------ EXTRACTED INFORMATION

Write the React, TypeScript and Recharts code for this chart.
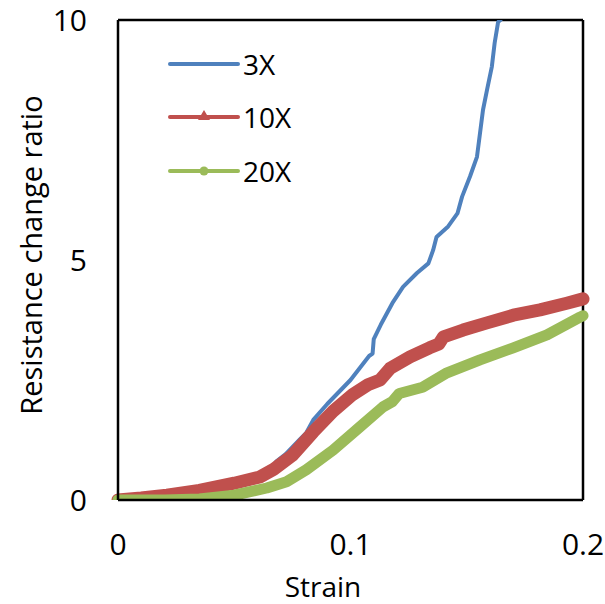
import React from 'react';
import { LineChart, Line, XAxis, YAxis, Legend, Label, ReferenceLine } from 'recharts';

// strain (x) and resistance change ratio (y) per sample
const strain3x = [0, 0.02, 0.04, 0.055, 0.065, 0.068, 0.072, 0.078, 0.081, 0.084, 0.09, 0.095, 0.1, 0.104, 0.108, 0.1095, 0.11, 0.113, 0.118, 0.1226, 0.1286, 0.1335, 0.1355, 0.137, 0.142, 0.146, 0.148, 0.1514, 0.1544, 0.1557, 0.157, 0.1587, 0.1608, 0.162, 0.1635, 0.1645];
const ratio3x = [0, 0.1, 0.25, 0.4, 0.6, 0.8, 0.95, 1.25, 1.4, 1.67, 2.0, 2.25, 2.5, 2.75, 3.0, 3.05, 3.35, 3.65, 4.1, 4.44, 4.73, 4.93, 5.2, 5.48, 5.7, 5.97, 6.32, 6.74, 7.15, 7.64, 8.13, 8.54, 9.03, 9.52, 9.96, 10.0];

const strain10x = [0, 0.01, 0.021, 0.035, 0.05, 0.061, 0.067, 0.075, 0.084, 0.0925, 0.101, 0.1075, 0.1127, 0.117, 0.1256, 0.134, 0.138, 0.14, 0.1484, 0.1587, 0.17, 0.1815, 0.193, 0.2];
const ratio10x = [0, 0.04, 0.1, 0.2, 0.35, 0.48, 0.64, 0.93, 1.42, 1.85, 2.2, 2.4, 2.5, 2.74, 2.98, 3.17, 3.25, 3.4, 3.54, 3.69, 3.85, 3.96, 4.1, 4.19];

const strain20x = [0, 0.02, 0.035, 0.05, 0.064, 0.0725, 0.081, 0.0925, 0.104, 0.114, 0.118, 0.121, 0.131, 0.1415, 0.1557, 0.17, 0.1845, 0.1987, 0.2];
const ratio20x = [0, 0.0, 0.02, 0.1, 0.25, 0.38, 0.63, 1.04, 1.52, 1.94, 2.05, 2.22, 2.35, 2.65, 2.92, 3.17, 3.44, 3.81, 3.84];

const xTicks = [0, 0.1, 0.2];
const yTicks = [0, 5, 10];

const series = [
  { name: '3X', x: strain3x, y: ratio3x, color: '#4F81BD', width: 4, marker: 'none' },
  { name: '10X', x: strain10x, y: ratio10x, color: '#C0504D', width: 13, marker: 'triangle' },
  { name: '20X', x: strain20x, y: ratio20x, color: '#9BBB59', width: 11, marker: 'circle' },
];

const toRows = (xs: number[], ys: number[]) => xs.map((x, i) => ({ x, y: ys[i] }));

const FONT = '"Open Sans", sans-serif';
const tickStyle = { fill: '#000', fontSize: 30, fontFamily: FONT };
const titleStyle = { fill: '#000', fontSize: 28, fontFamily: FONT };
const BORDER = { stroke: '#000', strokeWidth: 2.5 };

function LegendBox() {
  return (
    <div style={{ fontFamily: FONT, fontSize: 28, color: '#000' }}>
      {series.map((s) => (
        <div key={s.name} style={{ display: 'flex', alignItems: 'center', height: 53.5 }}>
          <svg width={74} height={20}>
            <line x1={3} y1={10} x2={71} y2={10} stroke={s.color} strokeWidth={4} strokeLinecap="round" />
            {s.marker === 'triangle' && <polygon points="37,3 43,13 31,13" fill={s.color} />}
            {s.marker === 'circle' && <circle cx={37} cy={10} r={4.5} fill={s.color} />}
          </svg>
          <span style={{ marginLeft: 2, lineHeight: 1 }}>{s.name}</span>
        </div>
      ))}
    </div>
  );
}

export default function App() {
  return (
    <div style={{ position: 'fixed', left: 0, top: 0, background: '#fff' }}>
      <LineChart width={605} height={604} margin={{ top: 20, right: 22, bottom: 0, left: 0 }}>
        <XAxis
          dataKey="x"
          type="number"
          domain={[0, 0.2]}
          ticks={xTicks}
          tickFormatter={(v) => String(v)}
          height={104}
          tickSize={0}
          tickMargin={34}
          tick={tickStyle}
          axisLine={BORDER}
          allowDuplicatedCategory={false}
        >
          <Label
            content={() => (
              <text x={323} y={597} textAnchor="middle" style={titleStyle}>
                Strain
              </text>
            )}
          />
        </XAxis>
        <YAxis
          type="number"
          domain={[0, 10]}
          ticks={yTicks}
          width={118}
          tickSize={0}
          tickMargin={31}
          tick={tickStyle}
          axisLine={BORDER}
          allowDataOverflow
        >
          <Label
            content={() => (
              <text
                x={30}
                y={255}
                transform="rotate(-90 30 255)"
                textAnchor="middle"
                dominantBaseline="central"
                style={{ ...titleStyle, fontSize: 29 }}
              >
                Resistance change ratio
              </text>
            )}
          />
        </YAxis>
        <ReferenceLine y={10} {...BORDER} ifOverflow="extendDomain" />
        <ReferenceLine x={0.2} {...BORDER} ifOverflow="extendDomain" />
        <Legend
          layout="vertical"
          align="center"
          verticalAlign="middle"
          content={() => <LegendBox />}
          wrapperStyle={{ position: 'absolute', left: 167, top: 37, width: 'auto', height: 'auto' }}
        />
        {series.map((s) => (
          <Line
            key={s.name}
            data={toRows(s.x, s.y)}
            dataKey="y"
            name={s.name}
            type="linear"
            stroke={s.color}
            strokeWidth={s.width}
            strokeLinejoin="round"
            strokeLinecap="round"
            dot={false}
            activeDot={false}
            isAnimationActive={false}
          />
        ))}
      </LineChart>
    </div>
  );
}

------------
------ EXTRACTED INFORMATION

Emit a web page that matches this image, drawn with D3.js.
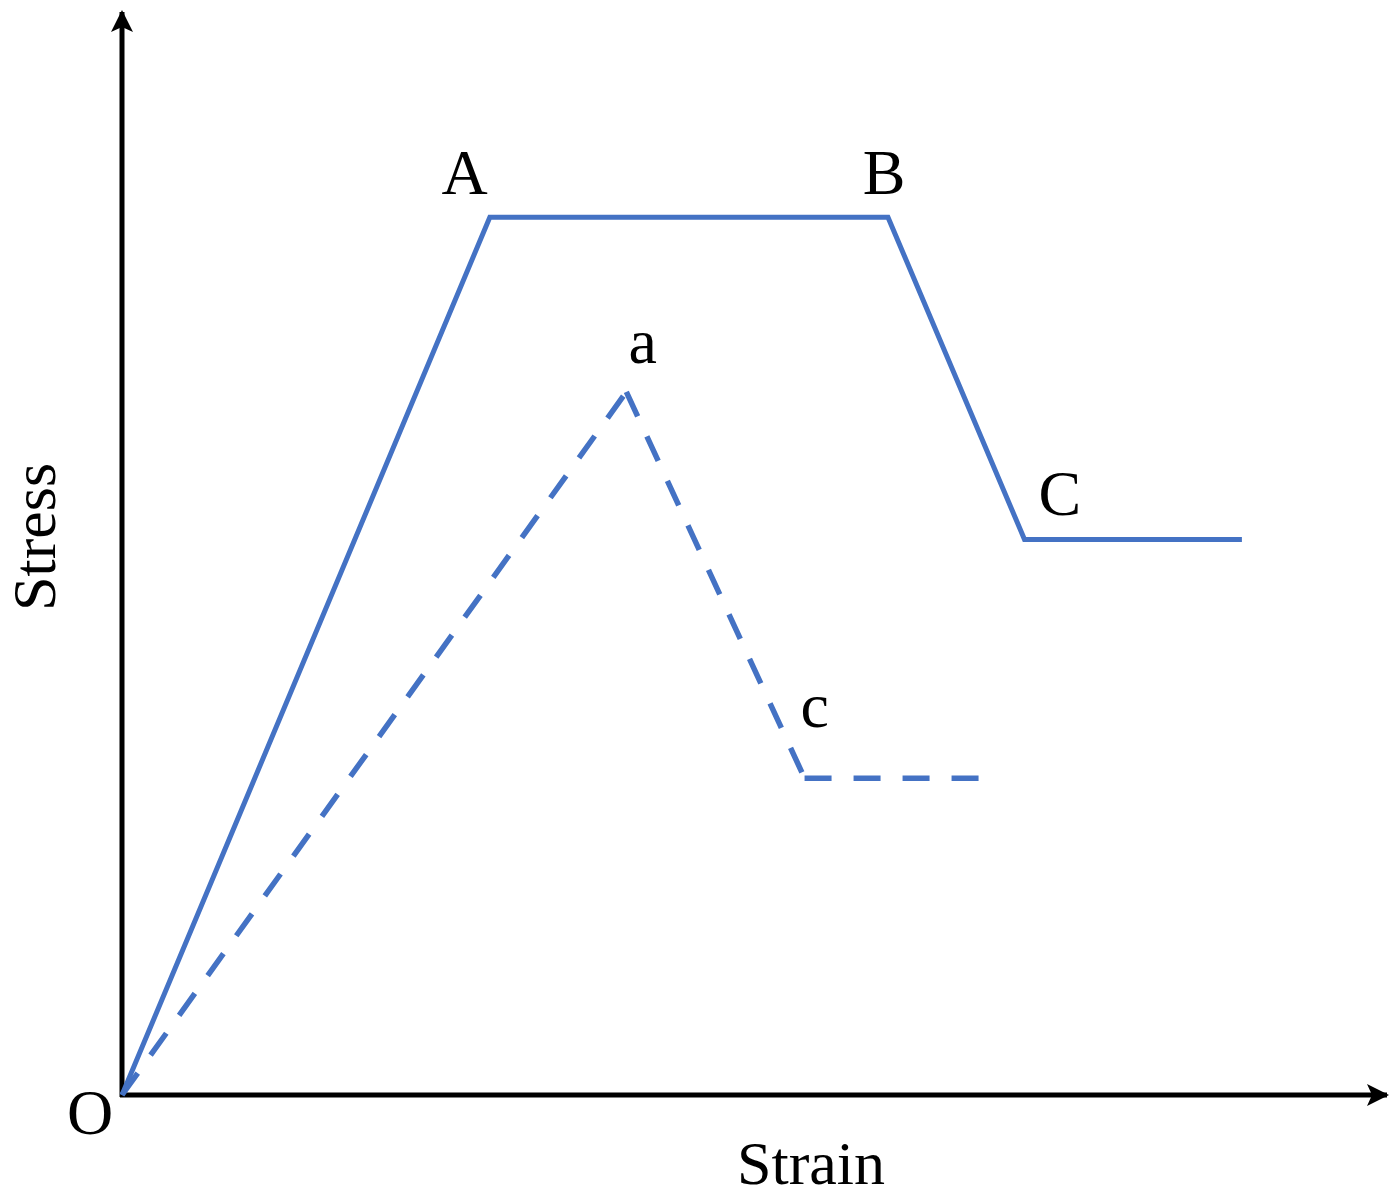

------------
------ EXTRACTED INFORMATION

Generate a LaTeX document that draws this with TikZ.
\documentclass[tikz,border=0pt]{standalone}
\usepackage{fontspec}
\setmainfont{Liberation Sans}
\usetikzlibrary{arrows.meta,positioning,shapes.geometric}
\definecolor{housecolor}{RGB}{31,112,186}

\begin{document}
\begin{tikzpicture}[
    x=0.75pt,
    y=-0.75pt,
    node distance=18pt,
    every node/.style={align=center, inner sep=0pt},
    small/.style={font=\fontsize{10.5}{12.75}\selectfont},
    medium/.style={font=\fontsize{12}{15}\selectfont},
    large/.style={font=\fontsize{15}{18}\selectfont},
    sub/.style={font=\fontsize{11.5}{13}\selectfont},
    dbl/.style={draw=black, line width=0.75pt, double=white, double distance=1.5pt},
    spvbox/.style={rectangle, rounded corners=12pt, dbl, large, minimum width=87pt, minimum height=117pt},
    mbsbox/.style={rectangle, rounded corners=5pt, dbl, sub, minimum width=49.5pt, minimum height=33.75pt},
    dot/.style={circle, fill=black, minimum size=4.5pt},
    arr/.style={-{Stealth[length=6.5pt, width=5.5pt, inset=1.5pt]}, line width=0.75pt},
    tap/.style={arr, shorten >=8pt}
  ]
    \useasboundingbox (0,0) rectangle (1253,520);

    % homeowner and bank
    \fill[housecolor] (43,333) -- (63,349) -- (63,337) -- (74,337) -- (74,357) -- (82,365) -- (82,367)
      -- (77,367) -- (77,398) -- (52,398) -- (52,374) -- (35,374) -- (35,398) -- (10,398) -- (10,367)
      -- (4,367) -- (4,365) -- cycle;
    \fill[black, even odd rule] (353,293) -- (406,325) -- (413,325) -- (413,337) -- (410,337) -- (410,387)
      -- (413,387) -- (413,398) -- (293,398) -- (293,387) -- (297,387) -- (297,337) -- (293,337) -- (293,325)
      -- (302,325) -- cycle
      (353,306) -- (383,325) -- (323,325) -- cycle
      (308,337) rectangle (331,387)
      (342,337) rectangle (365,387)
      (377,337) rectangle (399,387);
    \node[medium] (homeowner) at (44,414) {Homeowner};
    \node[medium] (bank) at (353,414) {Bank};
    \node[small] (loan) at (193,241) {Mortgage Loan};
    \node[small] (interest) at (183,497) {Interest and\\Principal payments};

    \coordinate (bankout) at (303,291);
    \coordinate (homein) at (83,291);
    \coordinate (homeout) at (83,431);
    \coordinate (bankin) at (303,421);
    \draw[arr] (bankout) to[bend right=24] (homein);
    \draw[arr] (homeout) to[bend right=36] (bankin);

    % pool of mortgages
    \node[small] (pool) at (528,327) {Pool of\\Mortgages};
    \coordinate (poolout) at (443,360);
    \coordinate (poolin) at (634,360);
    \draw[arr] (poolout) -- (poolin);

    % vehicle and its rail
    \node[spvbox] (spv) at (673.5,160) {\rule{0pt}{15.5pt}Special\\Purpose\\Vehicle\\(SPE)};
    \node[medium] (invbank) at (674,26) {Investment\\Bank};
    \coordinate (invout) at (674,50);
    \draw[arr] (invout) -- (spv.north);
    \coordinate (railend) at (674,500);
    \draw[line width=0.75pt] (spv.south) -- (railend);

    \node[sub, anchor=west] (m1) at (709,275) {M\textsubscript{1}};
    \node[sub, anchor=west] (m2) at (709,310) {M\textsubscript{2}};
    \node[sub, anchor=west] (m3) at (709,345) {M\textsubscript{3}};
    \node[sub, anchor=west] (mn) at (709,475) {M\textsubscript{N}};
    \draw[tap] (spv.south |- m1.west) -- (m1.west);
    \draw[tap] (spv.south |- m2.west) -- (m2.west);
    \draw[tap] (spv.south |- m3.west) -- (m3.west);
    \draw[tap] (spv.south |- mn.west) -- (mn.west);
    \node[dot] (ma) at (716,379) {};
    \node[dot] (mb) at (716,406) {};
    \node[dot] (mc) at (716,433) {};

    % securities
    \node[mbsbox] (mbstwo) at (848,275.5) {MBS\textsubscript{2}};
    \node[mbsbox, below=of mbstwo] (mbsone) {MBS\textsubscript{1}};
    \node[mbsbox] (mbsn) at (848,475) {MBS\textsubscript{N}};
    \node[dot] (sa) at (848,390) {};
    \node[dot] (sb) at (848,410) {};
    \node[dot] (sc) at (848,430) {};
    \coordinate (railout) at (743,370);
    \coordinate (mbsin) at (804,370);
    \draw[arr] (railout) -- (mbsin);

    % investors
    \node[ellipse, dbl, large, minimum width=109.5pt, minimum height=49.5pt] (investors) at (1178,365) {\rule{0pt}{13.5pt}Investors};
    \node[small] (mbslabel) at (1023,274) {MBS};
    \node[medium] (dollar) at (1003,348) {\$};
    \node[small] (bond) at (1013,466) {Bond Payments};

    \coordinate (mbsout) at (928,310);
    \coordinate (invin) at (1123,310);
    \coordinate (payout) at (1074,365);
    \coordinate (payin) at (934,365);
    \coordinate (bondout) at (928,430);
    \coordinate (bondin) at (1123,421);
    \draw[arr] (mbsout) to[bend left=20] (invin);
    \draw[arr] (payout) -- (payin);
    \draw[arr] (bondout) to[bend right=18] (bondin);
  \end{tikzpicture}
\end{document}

------------

• WORK REQUIRED
Please quote only the span of lines whose first line contains "Write the React, TypeScript" and whose last line contains "Legend, Label, ReferenceLine", leaving every picture out.

• THE REPLY
Write the React, TypeScript and Recharts code for this chart.
import React from 'react';
import { LineChart, Line, XAxis, YAxis, Legend, Label, ReferenceLine } from 'recharts';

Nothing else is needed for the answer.